Musicians creating their own alien instruments.

Circuit Bending

Musicians creating their own alien instruments.
26 October 2021

Circuit Bending. Haven’t we all as kids played music by banging teaspoons on long glasses or by blowing on the top of bottles filled with water, or realised that something could sound amazing, although it was not coming from a conventional instrument and didn’t know how to capture it? This playful need to create new sounds and video from found objects, especially from random left-over electronics, is probably what has given rise to circuit bending.

Musicians creating alien instruments

The circuit bending technique was discovered in 1966 by Qubais Reed Ghazala. Circuit bending is a creative customization of electronic devices, often involving random chance discoveries. Different electronic devices are used, like low-voltage, battery-powered children’s toys, electronic musical instruments, guitar effects, digital synthesizers, old televisions and monitors, and other discarded electronic products, that create new sound generators, musical, and visual instruments.
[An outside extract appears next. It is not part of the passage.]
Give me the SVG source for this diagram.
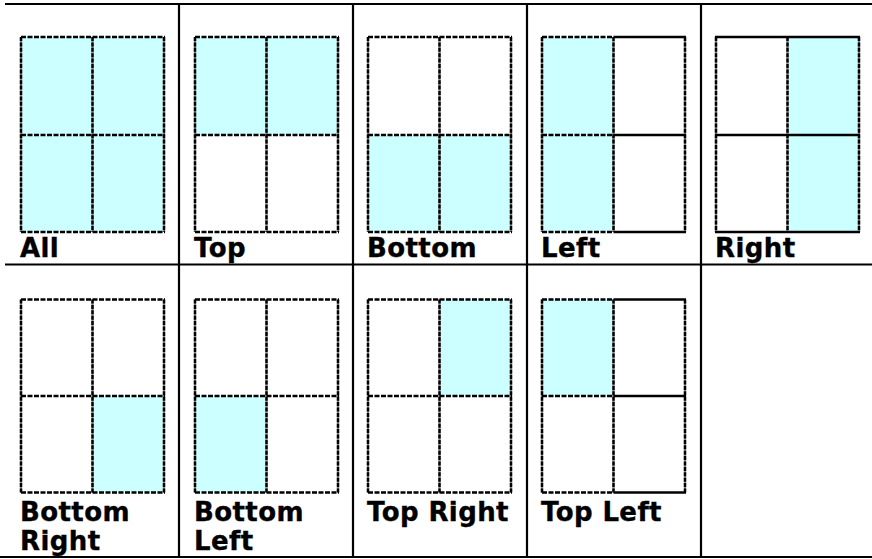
<svg xmlns="http://www.w3.org/2000/svg" width="872" height="559" viewBox="0 0 872 559">
<style>
.bg{fill:#ffffff}
.sel{fill:#ccffff;stroke:none}
.grid{stroke:#000;stroke-width:2.2;fill:none}
.vu{stroke:#8a8a8a;stroke-width:2.4}
.vd{stroke:#000;stroke-width:2.4;stroke-dasharray:4 1.4}
.hd{stroke:#000;stroke-width:2.4;stroke-dasharray:5 1.5}
.hs{stroke:#000;stroke-width:2.4}
.lbl{font-family:"DejaVu Sans",Verdana,sans-serif;font-weight:bold;font-size:26px;letter-spacing:0.4px;fill:#000;stroke:#000;stroke-width:0.35}
</style>
<rect class="bg" x="0" y="0" width="872" height="559"/>

<g id="grid" class="grid">
<line x1="5" y1="4" x2="872" y2="4"/>
<line x1="5" y1="264.5" x2="872" y2="264.5"/>
<line x1="0" y1="557" x2="872" y2="557"/>
<line x1="179" y1="3" x2="179" y2="558"/>
<line x1="353" y1="3" x2="353" y2="558"/>
<line x1="527" y1="3" x2="527" y2="558"/>
<line x1="701" y1="3" x2="701" y2="558"/>
</g>

<g id="cell-all">
<rect class="sel" x="21" y="37" width="143" height="195"/>
<line class="vu" x1="21" y1="37" x2="21" y2="232"/><line class="vd" x1="21" y1="37" x2="21" y2="232"/>
<line class="vu" x1="92.5" y1="37" x2="92.5" y2="232"/><line class="vd" x1="92.5" y1="37" x2="92.5" y2="232"/>
<line class="vu" x1="164" y1="37" x2="164" y2="232"/><line class="vd" x1="164" y1="37" x2="164" y2="232"/>
<line class="hd" x1="21" y1="37" x2="165" y2="37"/>
<line class="hd" x1="21" y1="135" x2="165" y2="135"/>
<line class="hd" x1="21" y1="232" x2="165" y2="232"/>
<text class="lbl" x="20" y="257">All</text>
</g>

<g id="cell-top">
<rect class="sel" x="195" y="37" width="143" height="98"/>
<line class="vu" x1="195" y1="37" x2="195" y2="232"/><line class="vd" x1="195" y1="37" x2="195" y2="232"/>
<line class="vu" x1="266.5" y1="37" x2="266.5" y2="232"/><line class="vd" x1="266.5" y1="37" x2="266.5" y2="232"/>
<line class="vu" x1="338" y1="37" x2="338" y2="232"/><line class="vd" x1="338" y1="37" x2="338" y2="232"/>
<line class="hd" x1="195" y1="37" x2="339" y2="37"/>
<line class="hd" x1="195" y1="135" x2="339" y2="135"/>
<line class="hd" x1="195" y1="232" x2="339" y2="232"/>
<text class="lbl" x="194" y="257">Top</text>
</g>

<g id="cell-bottom">
<rect class="sel" x="368" y="135" width="143" height="97"/>
<line class="vu" x1="368" y1="37" x2="368" y2="232"/><line class="vd" x1="368" y1="37" x2="368" y2="232"/>
<line class="vu" x1="439.5" y1="37" x2="439.5" y2="232"/><line class="vd" x1="439.5" y1="37" x2="439.5" y2="232"/>
<line class="vu" x1="511" y1="37" x2="511" y2="232"/><line class="vd" x1="511" y1="37" x2="511" y2="232"/>
<line class="hd" x1="368" y1="37" x2="512" y2="37"/>
<line class="hd" x1="368" y1="135" x2="512" y2="135"/>
<line class="hd" x1="368" y1="232" x2="512" y2="232"/>
<text class="lbl" x="367" y="257">Bottom</text>
</g>

<g id="cell-left">
<rect class="sel" x="542" y="37" width="71.5" height="195"/>
<line class="vu" x1="542" y1="37" x2="542" y2="232"/><line class="vd" x1="542" y1="37" x2="542" y2="232"/>
<line class="vu" x1="613.5" y1="37" x2="613.5" y2="232"/><line class="vd" x1="613.5" y1="37" x2="613.5" y2="232"/>
<line class="vu" x1="685" y1="37" x2="685" y2="232"/><line class="vd" x1="685" y1="37" x2="685" y2="232"/>
<line class="hd" x1="542" y1="37" x2="613.5" y2="37"/>
<line class="hd" x1="542" y1="135" x2="613.5" y2="135"/>
<line class="hd" x1="542" y1="232" x2="613.5" y2="232"/>
<line class="hs" x1="613.5" y1="37" x2="686" y2="37"/>
<line class="hs" x1="613.5" y1="135" x2="686" y2="135"/>
<line class="hs" x1="613.5" y1="232" x2="686" y2="232"/>
<text class="lbl" x="541" y="257">Left</text>
</g>

<g id="cell-right">
<rect class="sel" x="787.5" y="37" width="71.5" height="195"/>
<line class="vu" x1="716" y1="37" x2="716" y2="232"/><line class="vd" x1="716" y1="37" x2="716" y2="232"/>
<line class="vu" x1="787.5" y1="37" x2="787.5" y2="232"/><line class="vd" x1="787.5" y1="37" x2="787.5" y2="232"/>
<line class="vu" x1="859" y1="37" x2="859" y2="232"/><line class="vd" x1="859" y1="37" x2="859" y2="232"/>
<line class="hs" x1="715" y1="37" x2="860" y2="37"/>
<line class="hs" x1="715" y1="135" x2="860" y2="135"/>
<line class="hs" x1="715" y1="232" x2="860" y2="232"/>
<text class="lbl" x="715" y="257">Right</text>
</g>

<g id="cell-bottom-right">
<rect class="sel" x="92.5" y="396" width="71.5" height="96.5"/>
<line class="vu" x1="21" y1="299.5" x2="21" y2="492.5"/><line class="vd" x1="21" y1="299.5" x2="21" y2="492.5"/>
<line class="vu" x1="92.5" y1="299.5" x2="92.5" y2="492.5"/><line class="vd" x1="92.5" y1="299.5" x2="92.5" y2="492.5"/>
<line class="vu" x1="164" y1="299.5" x2="164" y2="492.5"/><line class="vd" x1="164" y1="299.5" x2="164" y2="492.5"/>
<line class="hd" x1="21" y1="299.5" x2="165" y2="299.5"/>
<line class="hd" x1="21" y1="396" x2="165" y2="396"/>
<line class="hd" x1="21" y1="492.5" x2="165" y2="492.5"/>
<text class="lbl" x="20" y="520.5">Bottom</text>
<text class="lbl" x="20" y="550">Right</text>
</g>

<g id="cell-bottom-left">
<rect class="sel" x="195" y="396" width="71.5" height="96.5"/>
<line class="vu" x1="195" y1="299.5" x2="195" y2="492.5"/><line class="vd" x1="195" y1="299.5" x2="195" y2="492.5"/>
<line class="vu" x1="266.5" y1="299.5" x2="266.5" y2="492.5"/><line class="vd" x1="266.5" y1="299.5" x2="266.5" y2="492.5"/>
<line class="vu" x1="338" y1="299.5" x2="338" y2="492.5"/><line class="vd" x1="338" y1="299.5" x2="338" y2="492.5"/>
<line class="hd" x1="195" y1="299.5" x2="339" y2="299.5"/>
<line class="hd" x1="195" y1="396" x2="339" y2="396"/>
<line class="hd" x1="195" y1="492.5" x2="339" y2="492.5"/>
<text class="lbl" x="194" y="520.5">Bottom</text>
<text class="lbl" x="194" y="550">Left</text>
</g>

<g id="cell-top-right">
<rect class="sel" x="439.5" y="299.5" width="71.5" height="96.5"/>
<line class="vu" x1="368" y1="299.5" x2="368" y2="492.5"/><line class="vd" x1="368" y1="299.5" x2="368" y2="492.5"/>
<line class="vu" x1="439.5" y1="299.5" x2="439.5" y2="492.5"/><line class="vd" x1="439.5" y1="299.5" x2="439.5" y2="492.5"/>
<line class="vu" x1="511" y1="299.5" x2="511" y2="492.5"/><line class="vd" x1="511" y1="299.5" x2="511" y2="492.5"/>
<line class="hd" x1="368" y1="299.5" x2="512" y2="299.5"/>
<line class="hd" x1="368" y1="396" x2="512" y2="396"/>
<line class="hd" x1="368" y1="492.5" x2="512" y2="492.5"/>
<text class="lbl" x="367" y="520.5">Top Right</text>
</g>

<g id="cell-top-left">
<rect class="sel" x="542" y="299.5" width="71.5" height="96.5"/>
<line class="vu" x1="542" y1="299.5" x2="542" y2="492.5"/><line class="vd" x1="542" y1="299.5" x2="542" y2="492.5"/>
<line class="vu" x1="613.5" y1="299.5" x2="613.5" y2="492.5"/><line class="vd" x1="613.5" y1="299.5" x2="613.5" y2="492.5"/>
<line class="vu" x1="685" y1="299.5" x2="685" y2="492.5"/><line class="vd" x1="685" y1="299.5" x2="685" y2="492.5"/>
<line class="hd" x1="542" y1="299.5" x2="613.5" y2="299.5"/>
<line class="hd" x1="542" y1="396" x2="613.5" y2="396"/>
<line class="hd" x1="542" y1="492.5" x2="613.5" y2="492.5"/>
<line class="hs" x1="613.5" y1="299.5" x2="686" y2="299.5"/>
<line class="hs" x1="613.5" y1="396" x2="686" y2="396"/>
<line class="hs" x1="613.5" y1="492.5" x2="686" y2="492.5"/>
<text class="lbl" x="541" y="520.5">Top Left</text>
</g>
</svg>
Circuit bending usually involves dismantling the original device or machine and altering its circuit by adding or removing components.

Circuit bending techniques have been commonly associated with noise music. Conventional contemporary musicians and groups have regularly experimented with such instruments, often adding modern techniques like sampling and further editing to produce effects that are very difficult to produce conventionally.

Why is it great?

When you venture into the auditory world produced by circuit bent electronics, you enter a world that no longer adheres to the normal human presumptions in musical theory and circuit design. Thus, great new sounds and musical realities can occur as you sit and listen to the metamorphosed output of these out-of-theory instruments. A circuit bended instrument is truly an alien instrument that exists nowhere else in the universe and that presents sounds no one else has heard yet.

ARTIST IN LIMELIGHT

In line with the circuit bending Spirit, Moritz Simon Geist’s music ranges from robotic music performances to robotic sounds installations, but not only. A performer, musicologist, and robotics engineer he started producing his own sounds mostly because he wants to invent the future of electronic music.

On his Instagram he shares weird and wonderful acoustic inventions such as the seashell robot below.

Geist’s music doesn’t start from a synthesizer or emanate from his computer. He’s “the world’s only techno producer playing entirely with his self-made futurist robots,” as the press release for his new EP, Speculative Machine, puts it. Glitchy tones on a track like “Maschyn” might come from a circuit board he printed himself. Sizzle sounds that listeners are accustomed to hearing from cymbals instead arrive from controlled bursts of pressurized air. The eerie melody of “Entropy” literally utilizes one of the oldest forms of a DIY instrument: water glasses filled with liquid to produce different tones, only this time they’re played by a motorized set of mallets. And unless you see him performing live—as several new fans did during Geist’s seven-performance run at SXSW 2019—you may never know something extraordinary is taking place.